A Life of Tolerance and Humility

Juan Romero with a dying Robert F. Kennedy

Fifty years on, the photo is still haunting for those of us who saw it first in 1968.   A 17-year old busboy at the Ambassador Hotel in Los Angeles kneels next to a mortally wounded Senator Robert F. Kennedy.  Kennedy, a candidate for president, had just won the 1968 California Democratic Primary and was on his way from the ballroom where he'd given a victory speech to a smaller banquet room for a news conference with reporters.  He took the shortcut between the two---the hotel's pantry.  No one knew 24-year-old Sirhan Bishara Sirhan was waiting with a gun.  

The busboy's name was Juan Romero.  In that photo, he's trying to comfort the wounded Bobby Kennedy.  A Catholic like Kennedy, he'd just taken his rosary beads and put them in RFK's hand. And though I swore in June of 1968 that I'd never forget the details of the photo above,  time, as it will, blurred them.

Until today.  When the news came that Juan Romero, who'd been living in Modesto, died this week of a heart attack and its complications at the age of 68, a lot came rushing back.  But there was a lot more to know.

Los Angeles Times columnist Steve Lopez first interviewed Romero in 1998---30 years after the assassination.  They stayed in touch over the years.  If you wonder what life would be like for a young man of 17 who lived through such a tragic ordeal, the answer is it wasn't easy.  Romero was tortured by the memory---even stopped celebrating his own birthday for many years because it was in the same month as the assassination---June.
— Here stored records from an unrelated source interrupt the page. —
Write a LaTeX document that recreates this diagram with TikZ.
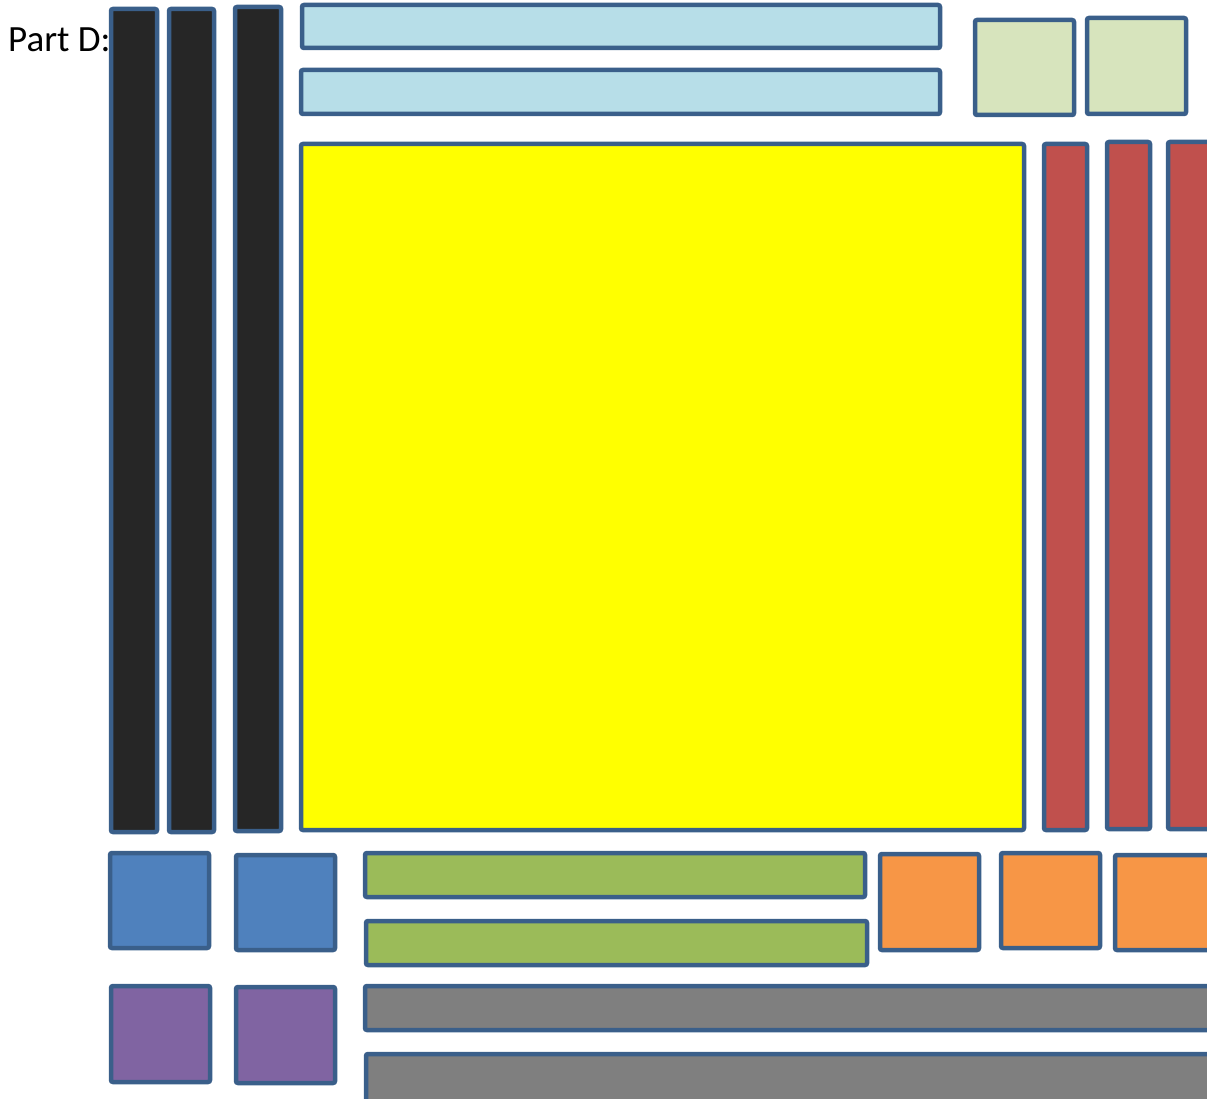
\documentclass[tikz,border=0pt]{standalone}
\usepackage{fontspec}
\setmainfont{Carlito}
\usepackage{xcolor}
\usepackage{tikz}
\usetikzlibrary{positioning,calc}

\definecolor{edgeblue}{RGB}{58,95,138}
\definecolor{tileblack}{RGB}{38,38,38}
\definecolor{tilesky}{RGB}{183,222,232}
\definecolor{tilesage}{RGB}{215,228,189}
\definecolor{tileyellow}{RGB}{255,255,0}
\definecolor{tilered}{RGB}{192,80,77}
\definecolor{tileblue}{RGB}{79,129,189}
\definecolor{tilegreen}{RGB}{155,187,89}
\definecolor{tileorange}{RGB}{247,150,70}
\definecolor{tilepurple}{RGB}{128,100,162}
\definecolor{tilegray}{RGB}{127,127,127}

\tikzset{
  tile/.style={draw=edgeblue, line width=4.5pt, rounded corners=2pt},
}

\begin{document}
\begin{tikzpicture}[x=1pt,y=-1pt]
    \useasboundingbox (0,0) rectangle (1207,1099);
    \clip (0,0) rectangle (1207,1099);

    \node[anchor=base west, inner sep=0pt, font=\fontsize{37}{40}\selectfont] (label) at (8,52) {Part D:};

    % long dark strips on the left
    \draw[tile, fill=tileblack] (111,9) rectangle (157,832);
    \draw[tile, fill=tileblack] (169,9) rectangle (214,832);
    \draw[tile, fill=tileblack] (235,7) rectangle (281,831);

    % top strips and small squares
    \draw[tile, fill=tilesky] (302,5) rectangle (940,48);
    \draw[tile, fill=tilesky] (301,70) rectangle (940,114);
    \draw[tile, fill=tilesage] (975,20) rectangle (1074,115);
    \draw[tile, fill=tilesage] (1087,18) rectangle (1186,114);

    % big square
    \draw[tile, fill=tileyellow] (301,144) rectangle (1024,830);

    % tall strips on the right
    \draw[tile, fill=tilered] (1044,144) rectangle (1087,830);
    \draw[tile, fill=tilered] (1107,142) rectangle (1150,829);
    \draw[tile, fill=tilered] (1168,142) rectangle (1220,829);

    % bottom rows
    \draw[tile, fill=tileblue] (110,853) rectangle (209,948);
    \draw[tile, fill=tileblue] (236,855) rectangle (335,950);
    \draw[tile, fill=tilegreen] (365,853) rectangle (865,897);
    \draw[tile, fill=tilegreen] (366,921) rectangle (867,965);
    \draw[tile, fill=tileorange] (880,854) rectangle (979,950);
    \draw[tile, fill=tileorange] (1001,853) rectangle (1100,948);
    \draw[tile, fill=tileorange] (1115,855) rectangle (1220,950);

    \draw[tile, fill=tilepurple] (111,986) rectangle (210,1082);
    \draw[tile, fill=tilepurple] (236,987) rectangle (335,1083);
    \draw[tile, fill=tilegray] (365,986) rectangle (1220,1030);
    \draw[tile, fill=tilegray] (366,1054) rectangle (1220,1110);
\end{tikzpicture}
\end{document}
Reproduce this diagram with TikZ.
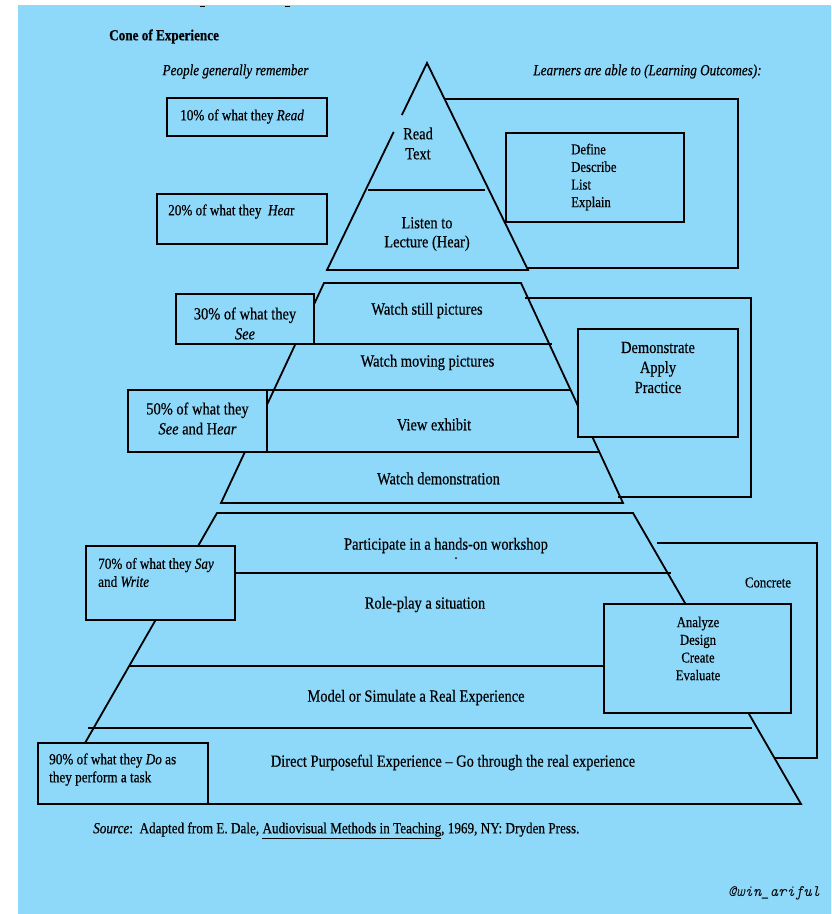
\documentclass[tikz,border=0pt]{standalone}
\usepackage{fontspec}
\setmainfont{Liberation Serif}[FakeStretch=0.85,FakeBold=0.4]
\usetikzlibrary{calc,fit}
\definecolor{sky}{RGB}{142,216,250}
\tikzset{
  edge/.style={line width=1.8pt, line join=miter},
  box/.style={draw, line width=1.8pt, fill=sky, inner sep=0pt},
  big/.style={inner sep=0pt, align=center, yshift=-1.5pt, font=\fontsize{17}{20}\selectfont},
  small/.style={inner sep=0pt, align=left, yshift=-1.5pt, font=\fontsize{15.5}{18}\selectfont},
}
\begin{document}
\begin{tikzpicture}[x=1pt,y=-1pt]
  % page and coloured sheet
  \useasboundingbox (0,0) rectangle (831,914);
  \fill[white] (0,0) rectangle (831,914);
  \fill[sky] (18,5) rectangle (831,914);
  \draw[line width=1.6pt] (200,6.5) -- (205,6.5);
  \draw[line width=1.6pt] (285,6.5) -- (290,6.5);

  % ---- top of the cone: reading and listening ----
  \coordinate (apex) at (427,63);
  \coordinate (tl) at (327,270);
  \coordinate (tr) at (528,270);
  \draw[edge] ($(apex)!0.333!(tl)$) -- (tl) -- (tr) -- (apex) -- ($(apex)!0.251!(tl)$);
  \draw[edge] (368,190) -- (485,190);
  \draw[edge] (445,99) -- (738,99) -- (738,268) -- (527,268);

  % ---- middle band: pictures, exhibits, demonstrations ----
  \coordinate (mtl) at (324,283);
  \coordinate (mtr) at (521,283);
  \coordinate (mbl) at (221,503);
  \coordinate (mbr) at (623,503);
  \draw[edge] (mbl) -- (mtl) -- (mtr) -- (mbr) -- cycle;
  \draw[edge] (314,344) -- (552,344);
  \draw[edge] (267,390) -- (571,390);
  \draw[edge] (245,452) -- (599,452);
  \draw[edge] (525,298) -- (751,298) -- (751,497) -- (618,497);

  % ---- base of the cone: doing ----
  \coordinate (btl) at (217,513);
  \coordinate (btr) at (633,513);
  \coordinate (bbl) at (50,804);
  \coordinate (bbr) at (801,804);
  \draw[edge] (bbl) -- (btl) -- (btr) -- (bbr) -- cycle;
  \draw[edge] (182,573) -- (671,573);
  \draw[edge] (129,666) -- (604,666);
  \draw[edge] (88,728) -- (752,728);
  \draw[edge] (657,543) -- (817,543) -- (817,758) -- (775,758);
  \fill (456,558) circle (1pt);

  % ---- boxes ----
  \node[box, fit={(167,98) (327,136)}] (b10) {};
  \node[box, fit={(157,194) (327,244)}] (b20) {};
  \node[box, fit={(176,294) (314,344)}] (b30) {};
  \node[box, fit={(128,390) (267,452)}] (b50) {};
  \node[box, fit={(86,546) (235,620)}] (b70) {};
  \node[box, fit={(38,743) (208,804)}] (b90) {};
  \node[box, fit={(506,133) (684,222)}] (bdef) {};
  \node[box, fit={(578,329) (738,437)}] (bdem) {};
  \node[box, fit={(604,604) (791,713)}] (bana) {};

  % ---- headings ----
  \node[small, anchor=west, font=\fontsize{15.5}{18}\selectfont\bfseries] (title) at (109,35) {Cone of Experience};
  \node[small, font=\fontsize{15.5}{18}\selectfont\itshape] (left) at (235.5,70) {People generally remember};
  \node[small, font=\fontsize{15.5}{18}\selectfont\itshape] (right) at (647.5,70) {Learners are able to (Learning Outcomes):};

  % ---- remembering percentages ----
  \node[small, anchor=west] (t10) at (180,115) {10\% of what they \textit{Read}};
  \node[small, anchor=west] (t20) at (168,210) {20\% of what they\ \ \textit{Hea}r};
  \node[big] (t30) at (245,322) {30\% of what they\\\textit{See}};
  \node[big] (t50) at (197.5,417) {50\% of what they\\\textit{See} and H\textit{ear}};
  \node[small, anchor=west] (t70) at (98,571) {70\% of what they \textit{Say}\\and \textit{Write}};
  \node[small, anchor=west] (t90) at (49,768) {90\% of what they \textit{Do} as\\they perform a task};

  % ---- layers of the cone ----
  \node[big] (read) at (418,142) {Read\\Text};
  \node[big, font=\fontsize{17}{19}\selectfont] (listen) at (427,232.5) {Listen to\\Lecture (Hear)};
  \node[big] (still) at (427,309) {Watch still pictures};
  \node[big] (moving) at (427.5,361) {Watch moving pictures};
  \node[big] (exhibit) at (434,423) {View exhibit};
  \node[big] (demo) at (438.5,477) {Watch demonstration};
  \node[big] (work) at (446,544) {Participate in a hands-on workshop};
  \node[big] (role) at (425,603) {Role-play a situation};
  \node[big] (model) at (416,696) {Model or Simulate a Real Experience};
  \node[big] (direct) at (453,761) {Direct Purposeful Experience -- Go through the real experience};

  % ---- learning outcomes ----
  \node[small, anchor=west, font=\fontsize{15}{17.6}\selectfont] (tdef) at (571,175.5) {Define\\Describe\\List\\Explain};
  \node[big] (tdem) at (658,366) {Demonstrate\\Apply\\Practice};
  \node[small, align=center, font=\fontsize{15}{17.7}\selectfont] (tana) at (698,647) {Analyze\\Design\\Create\\Evaluate};
  \node[small, font=\fontsize{15}{18}\selectfont] (concrete) at (768,581) {Concrete};

  % ---- footer ----
  \node[small, anchor=west] (source) at (93,829) {\textit{Source}:\ \ Adapted from E. Dale, \underline{Audiovisual Methods in Teaching}, 1969, NY: Dryden Press.};
  \node[inner sep=0pt, font=\fontsize{16}{18}\selectfont\ttfamily\itshape] (mark) at (774,893) {@win\_ariful};
\end{tikzpicture}
\end{document}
Steve Lopez' piece in today's Times is worth your while.  Here's the link.  

If you're looking for a single takeaway, here's mine:  Lopez met up with Romero eight years ago at Robert Kennedy's gravesite at Arlington National Cemetery.  Romero said he wanted to pay his respects and tell Kennedy that he had tried to live a life of tolerance and humility.   Romero said he also wanted to apologize.  

Steve Lopez and I agree---Juan Romero had nothing to apologize for.  He was a young man who reacted to tragedy and violence with comfort and kindness.  May he rest in peace.